Part of a data file:

|---|

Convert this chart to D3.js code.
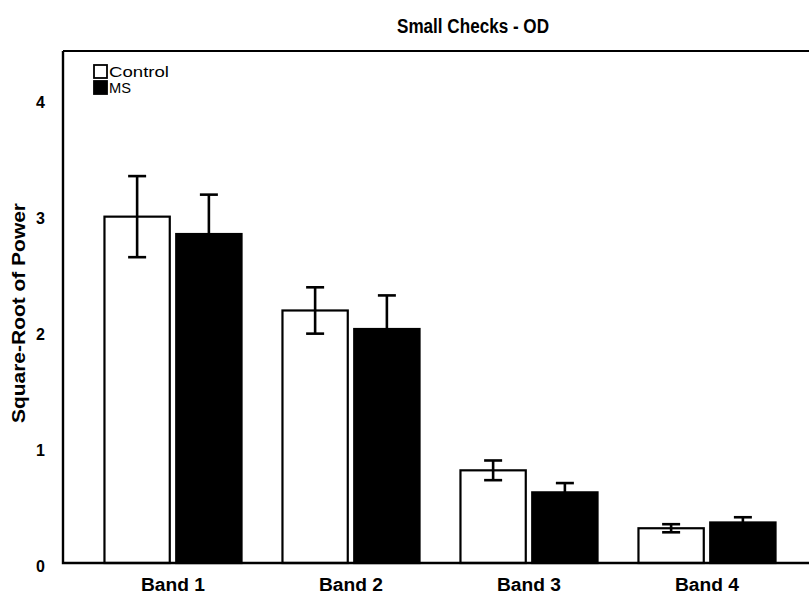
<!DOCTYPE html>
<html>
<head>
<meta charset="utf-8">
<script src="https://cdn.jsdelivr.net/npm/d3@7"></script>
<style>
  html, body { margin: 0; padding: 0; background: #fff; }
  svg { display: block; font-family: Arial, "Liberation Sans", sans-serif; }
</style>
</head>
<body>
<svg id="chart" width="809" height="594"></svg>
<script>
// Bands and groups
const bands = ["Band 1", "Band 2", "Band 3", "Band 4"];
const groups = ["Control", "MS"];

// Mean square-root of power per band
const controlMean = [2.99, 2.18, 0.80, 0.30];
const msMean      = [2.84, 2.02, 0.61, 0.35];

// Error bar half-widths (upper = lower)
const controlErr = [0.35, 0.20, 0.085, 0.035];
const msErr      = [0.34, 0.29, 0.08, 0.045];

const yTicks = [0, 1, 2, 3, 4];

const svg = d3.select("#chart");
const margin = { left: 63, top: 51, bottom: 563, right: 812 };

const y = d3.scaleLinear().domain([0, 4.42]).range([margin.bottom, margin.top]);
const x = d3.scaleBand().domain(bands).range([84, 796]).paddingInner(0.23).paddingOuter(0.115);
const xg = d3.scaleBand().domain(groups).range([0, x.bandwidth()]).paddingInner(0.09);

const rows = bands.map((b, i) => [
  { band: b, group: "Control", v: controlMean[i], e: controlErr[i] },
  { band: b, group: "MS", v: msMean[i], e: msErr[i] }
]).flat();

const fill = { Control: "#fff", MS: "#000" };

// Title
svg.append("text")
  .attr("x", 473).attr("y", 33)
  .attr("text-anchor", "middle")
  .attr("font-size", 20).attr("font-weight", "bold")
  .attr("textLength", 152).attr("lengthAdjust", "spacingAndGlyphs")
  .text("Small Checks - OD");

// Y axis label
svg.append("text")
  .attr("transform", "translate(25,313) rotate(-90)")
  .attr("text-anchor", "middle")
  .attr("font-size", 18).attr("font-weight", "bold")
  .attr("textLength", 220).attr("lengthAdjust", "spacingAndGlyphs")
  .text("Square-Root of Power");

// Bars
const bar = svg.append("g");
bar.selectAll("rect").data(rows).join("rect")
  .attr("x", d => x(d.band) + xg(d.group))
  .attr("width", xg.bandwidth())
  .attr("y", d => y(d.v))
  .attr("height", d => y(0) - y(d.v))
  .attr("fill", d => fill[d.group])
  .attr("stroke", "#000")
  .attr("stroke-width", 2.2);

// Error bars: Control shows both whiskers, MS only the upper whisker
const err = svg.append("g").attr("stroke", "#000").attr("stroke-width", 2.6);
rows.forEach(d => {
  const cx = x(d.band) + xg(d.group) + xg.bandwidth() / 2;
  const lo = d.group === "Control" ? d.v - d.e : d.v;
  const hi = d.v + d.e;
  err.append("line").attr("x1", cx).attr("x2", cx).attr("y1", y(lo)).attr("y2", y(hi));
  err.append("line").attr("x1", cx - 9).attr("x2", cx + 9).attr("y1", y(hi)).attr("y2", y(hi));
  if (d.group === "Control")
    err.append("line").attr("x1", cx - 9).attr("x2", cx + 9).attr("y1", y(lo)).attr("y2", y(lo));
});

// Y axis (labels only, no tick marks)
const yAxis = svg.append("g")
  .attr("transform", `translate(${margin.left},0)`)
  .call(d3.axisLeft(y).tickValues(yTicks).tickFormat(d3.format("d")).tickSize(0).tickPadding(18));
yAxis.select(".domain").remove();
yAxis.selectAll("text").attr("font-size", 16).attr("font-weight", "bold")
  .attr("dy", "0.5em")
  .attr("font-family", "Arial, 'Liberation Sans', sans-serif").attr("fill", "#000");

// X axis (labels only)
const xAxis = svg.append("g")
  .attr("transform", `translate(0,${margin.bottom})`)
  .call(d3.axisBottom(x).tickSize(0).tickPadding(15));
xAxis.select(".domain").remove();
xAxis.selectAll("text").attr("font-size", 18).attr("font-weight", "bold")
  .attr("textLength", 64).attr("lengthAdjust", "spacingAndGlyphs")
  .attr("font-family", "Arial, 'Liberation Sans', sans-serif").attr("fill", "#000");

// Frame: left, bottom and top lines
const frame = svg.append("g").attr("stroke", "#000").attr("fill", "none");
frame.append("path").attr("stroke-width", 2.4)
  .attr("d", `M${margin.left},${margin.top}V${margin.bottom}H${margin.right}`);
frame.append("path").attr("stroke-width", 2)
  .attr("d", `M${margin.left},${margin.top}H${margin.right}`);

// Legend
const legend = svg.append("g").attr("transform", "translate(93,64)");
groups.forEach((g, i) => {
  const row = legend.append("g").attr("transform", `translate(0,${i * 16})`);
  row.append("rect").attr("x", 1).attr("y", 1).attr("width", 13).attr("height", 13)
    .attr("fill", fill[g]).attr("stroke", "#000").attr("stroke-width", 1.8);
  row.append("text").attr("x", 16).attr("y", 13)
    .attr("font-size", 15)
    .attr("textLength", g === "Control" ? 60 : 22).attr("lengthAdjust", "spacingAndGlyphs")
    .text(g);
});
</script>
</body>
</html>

|---|

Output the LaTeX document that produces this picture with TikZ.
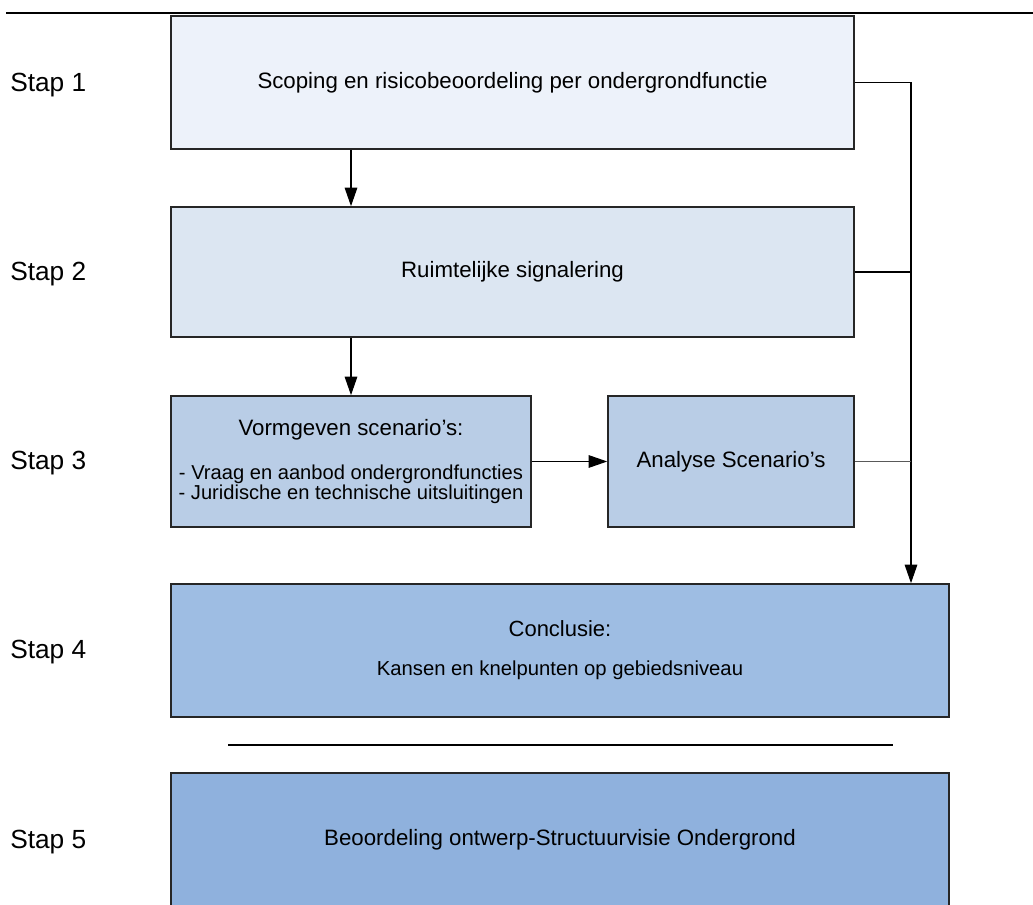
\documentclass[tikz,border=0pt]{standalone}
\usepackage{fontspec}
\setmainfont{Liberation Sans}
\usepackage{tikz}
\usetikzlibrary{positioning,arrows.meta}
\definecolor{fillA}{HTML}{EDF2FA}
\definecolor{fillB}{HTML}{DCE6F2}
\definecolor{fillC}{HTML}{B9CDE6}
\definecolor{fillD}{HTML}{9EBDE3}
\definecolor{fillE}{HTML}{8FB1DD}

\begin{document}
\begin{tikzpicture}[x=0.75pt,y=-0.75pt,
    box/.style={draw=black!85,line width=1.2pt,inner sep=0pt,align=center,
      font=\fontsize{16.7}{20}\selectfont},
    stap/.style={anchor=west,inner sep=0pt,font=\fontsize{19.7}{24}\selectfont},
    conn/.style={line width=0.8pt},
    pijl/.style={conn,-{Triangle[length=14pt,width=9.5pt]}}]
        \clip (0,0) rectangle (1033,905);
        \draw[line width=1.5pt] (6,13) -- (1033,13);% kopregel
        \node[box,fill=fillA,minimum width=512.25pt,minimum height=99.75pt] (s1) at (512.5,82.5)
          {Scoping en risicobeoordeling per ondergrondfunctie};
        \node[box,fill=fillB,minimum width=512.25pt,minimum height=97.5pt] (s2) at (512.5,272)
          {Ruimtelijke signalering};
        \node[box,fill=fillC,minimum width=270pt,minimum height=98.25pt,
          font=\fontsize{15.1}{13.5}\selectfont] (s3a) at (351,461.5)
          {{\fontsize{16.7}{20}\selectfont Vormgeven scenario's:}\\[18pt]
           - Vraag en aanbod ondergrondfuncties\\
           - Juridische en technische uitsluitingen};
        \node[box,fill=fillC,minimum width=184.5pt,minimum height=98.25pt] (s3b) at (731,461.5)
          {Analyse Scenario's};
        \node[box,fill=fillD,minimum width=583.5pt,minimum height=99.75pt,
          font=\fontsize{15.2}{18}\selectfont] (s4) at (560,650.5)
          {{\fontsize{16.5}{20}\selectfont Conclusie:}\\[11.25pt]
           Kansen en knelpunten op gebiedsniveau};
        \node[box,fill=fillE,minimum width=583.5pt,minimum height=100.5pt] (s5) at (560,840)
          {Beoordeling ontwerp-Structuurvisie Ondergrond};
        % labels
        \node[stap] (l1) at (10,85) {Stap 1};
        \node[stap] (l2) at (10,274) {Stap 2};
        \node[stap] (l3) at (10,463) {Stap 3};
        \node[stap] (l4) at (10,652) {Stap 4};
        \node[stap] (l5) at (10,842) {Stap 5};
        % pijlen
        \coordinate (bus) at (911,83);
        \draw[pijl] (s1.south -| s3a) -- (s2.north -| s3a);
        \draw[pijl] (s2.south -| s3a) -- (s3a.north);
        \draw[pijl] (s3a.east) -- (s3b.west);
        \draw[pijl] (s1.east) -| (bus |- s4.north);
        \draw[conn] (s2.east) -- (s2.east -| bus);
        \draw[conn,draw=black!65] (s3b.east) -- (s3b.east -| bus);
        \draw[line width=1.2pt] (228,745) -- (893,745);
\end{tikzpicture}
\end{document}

|---|

What is required →
Return a copy of every line that includes the word "this".

Worked answer →
Convert this chart to D3.js code.
Output the LaTeX document that produces this picture with TikZ.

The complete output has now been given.